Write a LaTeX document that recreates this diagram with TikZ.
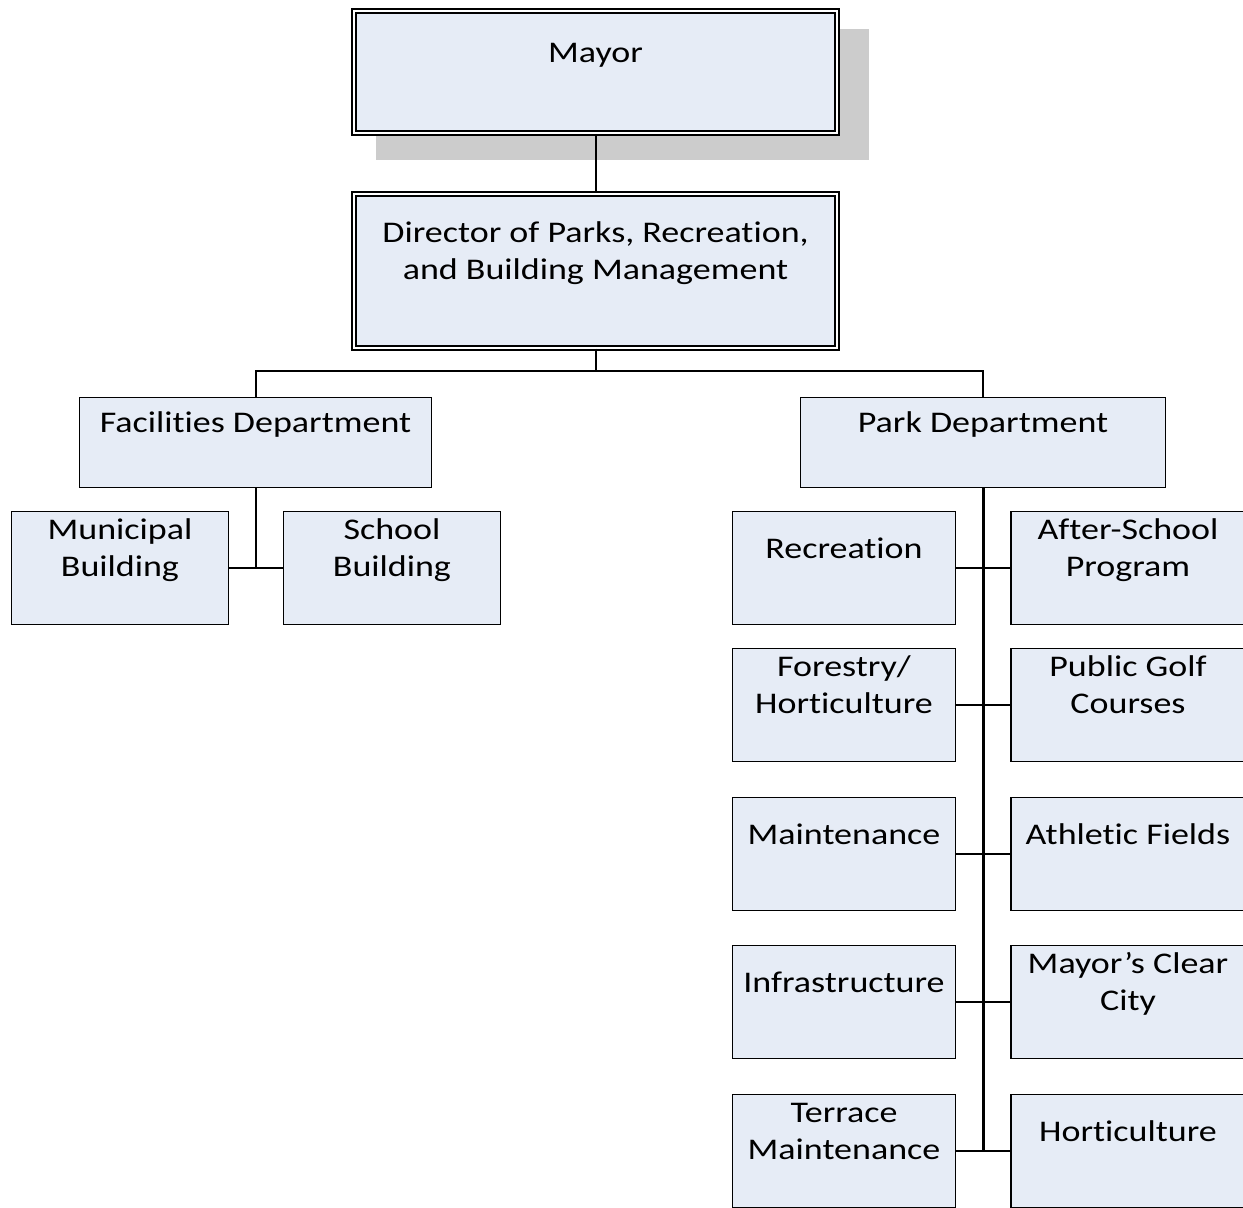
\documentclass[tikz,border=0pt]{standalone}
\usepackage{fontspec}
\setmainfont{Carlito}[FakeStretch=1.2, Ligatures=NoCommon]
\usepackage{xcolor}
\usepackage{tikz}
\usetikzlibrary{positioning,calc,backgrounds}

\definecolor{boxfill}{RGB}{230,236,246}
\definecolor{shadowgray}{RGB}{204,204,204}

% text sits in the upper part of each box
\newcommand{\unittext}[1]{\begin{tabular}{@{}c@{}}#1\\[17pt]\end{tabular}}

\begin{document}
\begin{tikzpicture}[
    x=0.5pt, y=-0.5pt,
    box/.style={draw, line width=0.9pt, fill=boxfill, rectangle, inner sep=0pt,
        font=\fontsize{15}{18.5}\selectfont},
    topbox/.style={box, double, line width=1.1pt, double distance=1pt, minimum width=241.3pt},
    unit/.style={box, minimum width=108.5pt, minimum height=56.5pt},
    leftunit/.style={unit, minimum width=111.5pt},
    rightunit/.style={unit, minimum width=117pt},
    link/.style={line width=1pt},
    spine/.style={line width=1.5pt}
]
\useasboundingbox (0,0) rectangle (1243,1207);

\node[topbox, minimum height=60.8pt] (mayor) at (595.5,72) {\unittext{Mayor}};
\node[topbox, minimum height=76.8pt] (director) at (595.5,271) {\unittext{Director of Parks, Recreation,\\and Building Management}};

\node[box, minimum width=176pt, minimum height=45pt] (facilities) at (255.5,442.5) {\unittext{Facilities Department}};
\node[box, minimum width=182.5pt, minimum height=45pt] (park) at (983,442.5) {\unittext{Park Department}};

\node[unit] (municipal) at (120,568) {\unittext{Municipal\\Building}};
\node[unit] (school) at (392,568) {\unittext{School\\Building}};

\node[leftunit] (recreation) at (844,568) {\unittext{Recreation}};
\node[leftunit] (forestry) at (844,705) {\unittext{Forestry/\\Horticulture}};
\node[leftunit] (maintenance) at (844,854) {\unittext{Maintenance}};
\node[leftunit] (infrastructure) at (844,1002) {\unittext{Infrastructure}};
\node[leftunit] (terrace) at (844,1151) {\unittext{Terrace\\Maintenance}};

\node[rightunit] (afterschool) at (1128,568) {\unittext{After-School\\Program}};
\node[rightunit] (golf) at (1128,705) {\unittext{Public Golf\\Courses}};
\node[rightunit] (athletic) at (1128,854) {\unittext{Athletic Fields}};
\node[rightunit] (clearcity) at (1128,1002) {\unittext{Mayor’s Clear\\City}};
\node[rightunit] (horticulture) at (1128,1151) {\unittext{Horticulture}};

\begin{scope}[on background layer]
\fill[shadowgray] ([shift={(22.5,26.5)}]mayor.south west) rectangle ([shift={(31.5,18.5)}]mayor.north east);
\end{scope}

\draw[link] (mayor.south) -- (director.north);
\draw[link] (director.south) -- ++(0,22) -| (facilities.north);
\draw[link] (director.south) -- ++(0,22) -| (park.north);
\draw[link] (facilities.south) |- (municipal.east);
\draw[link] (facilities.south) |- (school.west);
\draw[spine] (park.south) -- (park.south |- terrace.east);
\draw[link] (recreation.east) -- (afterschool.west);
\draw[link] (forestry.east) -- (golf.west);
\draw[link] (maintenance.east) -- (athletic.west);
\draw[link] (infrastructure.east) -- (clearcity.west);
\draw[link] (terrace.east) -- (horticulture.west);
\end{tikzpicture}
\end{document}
# # # # # # #
- TASK PROMPT -
Write out exactly the lines between the start of the data and the line with "(terrace) at (844,1151)", including both, but none of the pictures.

- SOLUTION BELOW -
Write a LaTeX document that recreates this diagram with TikZ.
\documentclass[tikz,border=0pt]{standalone}
\usepackage{fontspec}
\setmainfont{Carlito}[FakeStretch=1.2, Ligatures=NoCommon]
\usepackage{xcolor}
\usepackage{tikz}
\usetikzlibrary{positioning,calc,backgrounds}

\definecolor{boxfill}{RGB}{230,236,246}
\definecolor{shadowgray}{RGB}{204,204,204}

% text sits in the upper part of each box
\newcommand{\unittext}[1]{\begin{tabular}{@{}c@{}}#1\\[17pt]\end{tabular}}

\begin{document}
\begin{tikzpicture}[
    x=0.5pt, y=-0.5pt,
    box/.style={draw, line width=0.9pt, fill=boxfill, rectangle, inner sep=0pt,
        font=\fontsize{15}{18.5}\selectfont},
    topbox/.style={box, double, line width=1.1pt, double distance=1pt, minimum width=241.3pt},
    unit/.style={box, minimum width=108.5pt, minimum height=56.5pt},
    leftunit/.style={unit, minimum width=111.5pt},
    rightunit/.style={unit, minimum width=117pt},
    link/.style={line width=1pt},
    spine/.style={line width=1.5pt}
]
\useasboundingbox (0,0) rectangle (1243,1207);

\node[topbox, minimum height=60.8pt] (mayor) at (595.5,72) {\unittext{Mayor}};
\node[topbox, minimum height=76.8pt] (director) at (595.5,271) {\unittext{Director of Parks, Recreation,\\and Building Management}};

\node[box, minimum width=176pt, minimum height=45pt] (facilities) at (255.5,442.5) {\unittext{Facilities Department}};
\node[box, minimum width=182.5pt, minimum height=45pt] (park) at (983,442.5) {\unittext{Park Department}};

\node[unit] (municipal) at (120,568) {\unittext{Municipal\\Building}};
\node[unit] (school) at (392,568) {\unittext{School\\Building}};

\node[leftunit] (recreation) at (844,568) {\unittext{Recreation}};
\node[leftunit] (forestry) at (844,705) {\unittext{Forestry/\\Horticulture}};
\node[leftunit] (maintenance) at (844,854) {\unittext{Maintenance}};
\node[leftunit] (infrastructure) at (844,1002) {\unittext{Infrastructure}};
\node[leftunit] (terrace) at (844,1151) {\unittext{Terrace\\Maintenance}};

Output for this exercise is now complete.